Step-by-step process to change a Bicycle Chain
- Prepare your workspace: Ideally this will be dry, and well-lit so as you can easily see what you are doing. Lay down a clean towel, mat, or something similar to protect your bike frame from scratches and accidental denting, if necessary, shift your gears to the smallest chainring and the smallest rear cog.
- Remove the old chain: Locate the quick-link or chain pin that holds the chain together. To find the “master” link, look for a link that looks significantly different when viewed from the side. If you have a quick link, use a pair of pliers or your hands to disconnect it. If you have a chain pin, you'll need a chain breaker tool. Insert the chain breaker pin into the tool and align It with one of the chain links. Slowly turn the handle to push the pin out until the chain separates.
- Making sure the chain size is correct: Compare the length of the old chain with the new one. If the new chain is longer, you'll need to remove some links. Thankfully, most chains come with excess length, so you'll likely need to shorten it. Count the number of links on the old chain and use a chain breaker tool to remove the same number of links from the new chain. Be careful to remove links evenly from each side to maintain the proper chain length. Not used a chain breaker before. We suggest you watch a video to show you how to use this tool, there are plenty on YouTube.

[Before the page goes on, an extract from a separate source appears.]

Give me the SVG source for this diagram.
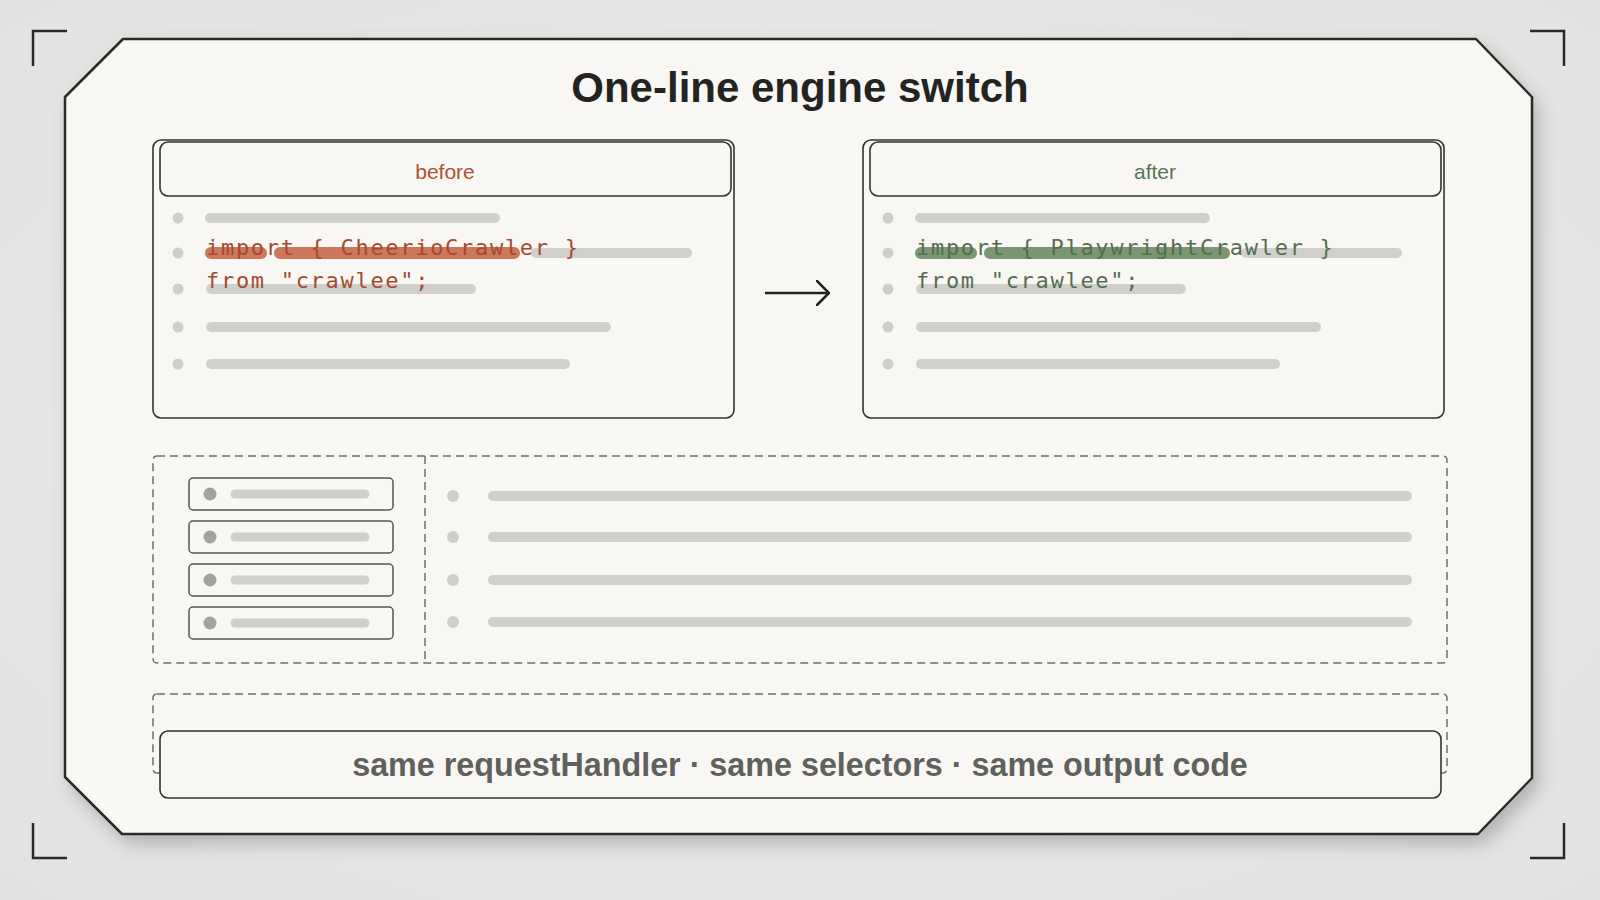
<svg xmlns="http://www.w3.org/2000/svg" width="1600" height="900" viewBox="0 0 1600 900">
<defs>
<radialGradient id="bg" cx="50%" cy="50%" r="75%">
<stop offset="0" stop-color="#eeedeb"/>
<stop offset="1" stop-color="#e3e2e0"/>
</radialGradient>
<filter id="shadow" x="-10%" y="-10%" width="125%" height="125%">
<feDropShadow dx="6" dy="9" stdDeviation="9" flood-color="#000" flood-opacity="0.22"/>
</filter>
<marker id="arrow" viewBox="0 0 14 26" refX="13" refY="13" markerWidth="14" markerHeight="26" markerUnits="userSpaceOnUse" orient="auto">
<path d="M1,1 L13,13 L1,25" fill="none" stroke="#222" stroke-width="2.5" stroke-linecap="round"/>
</marker>
</defs>
<style>
.frame{fill:#f8f7f4;stroke:#2a2a2a;stroke-width:2.5;stroke-linejoin:round}
.bracket{fill:none;stroke:#2a2a2a;stroke-width:2.5}
.title{font-family:"Liberation Sans",Arial,sans-serif;font-weight:bold;font-size:42px;fill:#232422;text-anchor:middle}
.panel{fill:#f8f7f4;stroke:#333;stroke-width:1.6}
.hdr{font-family:"Liberation Sans",Arial,sans-serif;font-size:21px;text-anchor:middle}
.code{font-family:"DejaVu Sans Mono","Liberation Mono",monospace;font-size:22px;letter-spacing:1.7px}
.bar{stroke:#d0cfcb;stroke-width:10;stroke-linecap:round}
.hl{stroke-width:12;stroke-linecap:round}
.dot{fill:#cfcecb}
.dotd{fill:#a3a29f}
.dash{fill:none;stroke:#6e6e6c;stroke-width:1.5;stroke-dasharray:8 5}
.item{fill:#f8f7f4;stroke:#555;stroke-width:1.5}
.sbar{stroke:#d0cfcb;stroke-width:9;stroke-linecap:round}
.foot{font-family:"Liberation Sans",Arial,sans-serif;font-weight:bold;font-size:32.3px;fill:#5f615c;text-anchor:middle}
</style>
<rect x="0" y="0" width="1600" height="900" fill="url(#bg)"/>
<g id="frame">
<polygon class="frame" filter="url(#shadow)" points="123,39 1476,39 1532,97 1532,778 1478,834 122,834 65,777 65,97"/>
<path class="bracket" d="M33,66 V31 H67 M1530,31 H1564 V66 M33,823 V858 H67 M1530,858 H1564 V823"/>
</g>
<g id="title"><text class="title" x="800" y="102">One-line engine switch</text></g>
<g id="before">
<rect class="panel" x="153" y="140" width="581" height="278" rx="8"/>
<rect class="panel" x="160" y="142" width="571" height="54" rx="8"/>
<text class="hdr" x="445" y="179" fill="#ad5236">before</text>
<circle class="dot" cx="178" cy="218" r="5.5"/>
<line class="bar" x1="210" y1="218" x2="495" y2="218"/>
<circle class="dot" cx="178" cy="253" r="5.5"/>
<line class="hl" x1="211" y1="253" x2="261" y2="253" stroke="#c8684a" stroke-opacity="0.9"/>
<line class="hl" x1="280" y1="253" x2="514" y2="253" stroke="#c8684a" stroke-opacity="0.9"/>
<line class="bar" x1="536" y1="253" x2="687" y2="253"/>
<circle class="dot" cx="178" cy="289" r="5.5"/>
<line class="bar" x1="211" y1="289" x2="471" y2="289"/>
<circle class="dot" cx="178" cy="327" r="5.5"/>
<line class="bar" x1="211" y1="327" x2="606" y2="327"/>
<circle class="dot" cx="178" cy="364" r="5.5"/>
<line class="bar" x1="211" y1="364" x2="565" y2="364"/>
<text class="code" x="206" y="255" fill="#a34b31">import { CheerioCrawler }</text>
<text class="code" x="206" y="288" fill="#a34b31">from "crawlee";</text>
</g>
<g id="after">
<rect class="panel" x="863" y="140" width="581" height="278" rx="8"/>
<rect class="panel" x="870" y="142" width="571" height="54" rx="8"/>
<text class="hdr" x="1155" y="179" fill="#577553">after</text>
<circle class="dot" cx="888" cy="218" r="5.5"/>
<line class="bar" x1="920" y1="218" x2="1205" y2="218"/>
<circle class="dot" cx="888" cy="253" r="5.5"/>
<line class="hl" x1="921" y1="253" x2="971" y2="253" stroke="#6d8b65" stroke-opacity="0.9"/>
<line class="hl" x1="990" y1="253" x2="1224" y2="253" stroke="#6d8b65" stroke-opacity="0.9"/>
<line class="bar" x1="1246" y1="253" x2="1397" y2="253"/>
<circle class="dot" cx="888" cy="289" r="5.5"/>
<line class="bar" x1="921" y1="289" x2="1181" y2="289"/>
<circle class="dot" cx="888" cy="327" r="5.5"/>
<line class="bar" x1="921" y1="327" x2="1316" y2="327"/>
<circle class="dot" cx="888" cy="364" r="5.5"/>
<line class="bar" x1="921" y1="364" x2="1275" y2="364"/>
<text class="code" x="916" y="255" fill="#546e50">import { PlaywrightCrawler }</text>
<text class="code" x="916" y="288" fill="#546e50">from "crawlee";</text>
</g>
<g id="connectors">
<line x1="765" y1="293" x2="829" y2="293" stroke="#222" stroke-width="2.5" marker-end="url(#arrow)"/>
</g>
<g id="detail">
<rect class="dash" x="153" y="456" width="1294" height="207" rx="4"/>
<line class="dash" x1="425" y1="456" x2="425" y2="663"/>
<rect class="item" x="189" y="478" width="204" height="32" rx="4"/>
<circle class="dotd" cx="210" cy="494" r="6.5"/>
<line class="sbar" x1="235" y1="494" x2="365" y2="494"/>
<rect class="item" x="189" y="521" width="204" height="32" rx="4"/>
<circle class="dotd" cx="210" cy="537" r="6.5"/>
<line class="sbar" x1="235" y1="537" x2="365" y2="537"/>
<rect class="item" x="189" y="564" width="204" height="32" rx="4"/>
<circle class="dotd" cx="210" cy="580" r="6.5"/>
<line class="sbar" x1="235" y1="580" x2="365" y2="580"/>
<rect class="item" x="189" y="607" width="204" height="32" rx="4"/>
<circle class="dotd" cx="210" cy="623" r="6.5"/>
<line class="sbar" x1="235" y1="623" x2="365" y2="623"/>
<circle class="dot" cx="453" cy="496" r="6" fill="#c4c3c0"/>
<line class="bar" x1="493" y1="496" x2="1407" y2="496"/>
<circle class="dot" cx="453" cy="537" r="6" fill="#c4c3c0"/>
<line class="bar" x1="493" y1="537" x2="1407" y2="537"/>
<circle class="dot" cx="453" cy="580" r="6" fill="#c4c3c0"/>
<line class="bar" x1="493" y1="580" x2="1407" y2="580"/>
<circle class="dot" cx="453" cy="622" r="6" fill="#c4c3c0"/>
<line class="bar" x1="493" y1="622" x2="1407" y2="622"/>
</g>
<g id="footer">
<rect class="dash" x="153" y="694" width="1294" height="79" rx="4"/>
<rect class="panel" x="160" y="731" width="1281" height="67" rx="8"/>
<text class="foot" x="800" y="776">same requestHandler · same selectors · same output code</text>
</g>
</svg>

- Threading the new chain: Wrap the new chain around the front chainring and rear cassette. Ensure the chain is properly aligned on the chainring teeth and rear derailleur jockey wheels. Leave the chain ends hanging ready to be connected.
- Connect the Bicycle chain: If your chain has a quick-link, simply connect the ends by aligning the quick-link plates and pressing them together until you hear a click. Make sure the quick link is securely locked. If your chain requires a pin, insert one end of the chain onto the chainring and use the chain breaker tool to drive the pin back into the chain until it's flush with the outer plate.
- Always check the chain tension: Lift the rear wheel off the ground and pedal backward to check if the chain moves smoothly through the gears. The chain tension should be optimally neither too tight nor too loose. If necessary, adjust the tension by loosening or tightening the rear derailleur.
- Give your new chain some lubrication: Apply a bicycle-specific chain lubricant to your new chain, ensuring that it covers each link. Wipe off any excess lubricant with a rag to prevent attracting dirt and debris.
That's it. You’re ready to get back on the road or trail. Important- Always remember with Bicycles, it’s safety first. Make sure your chin has been correctly fitted before you set off on any journey. If you are in any doubt, ask an expert to check your work for you.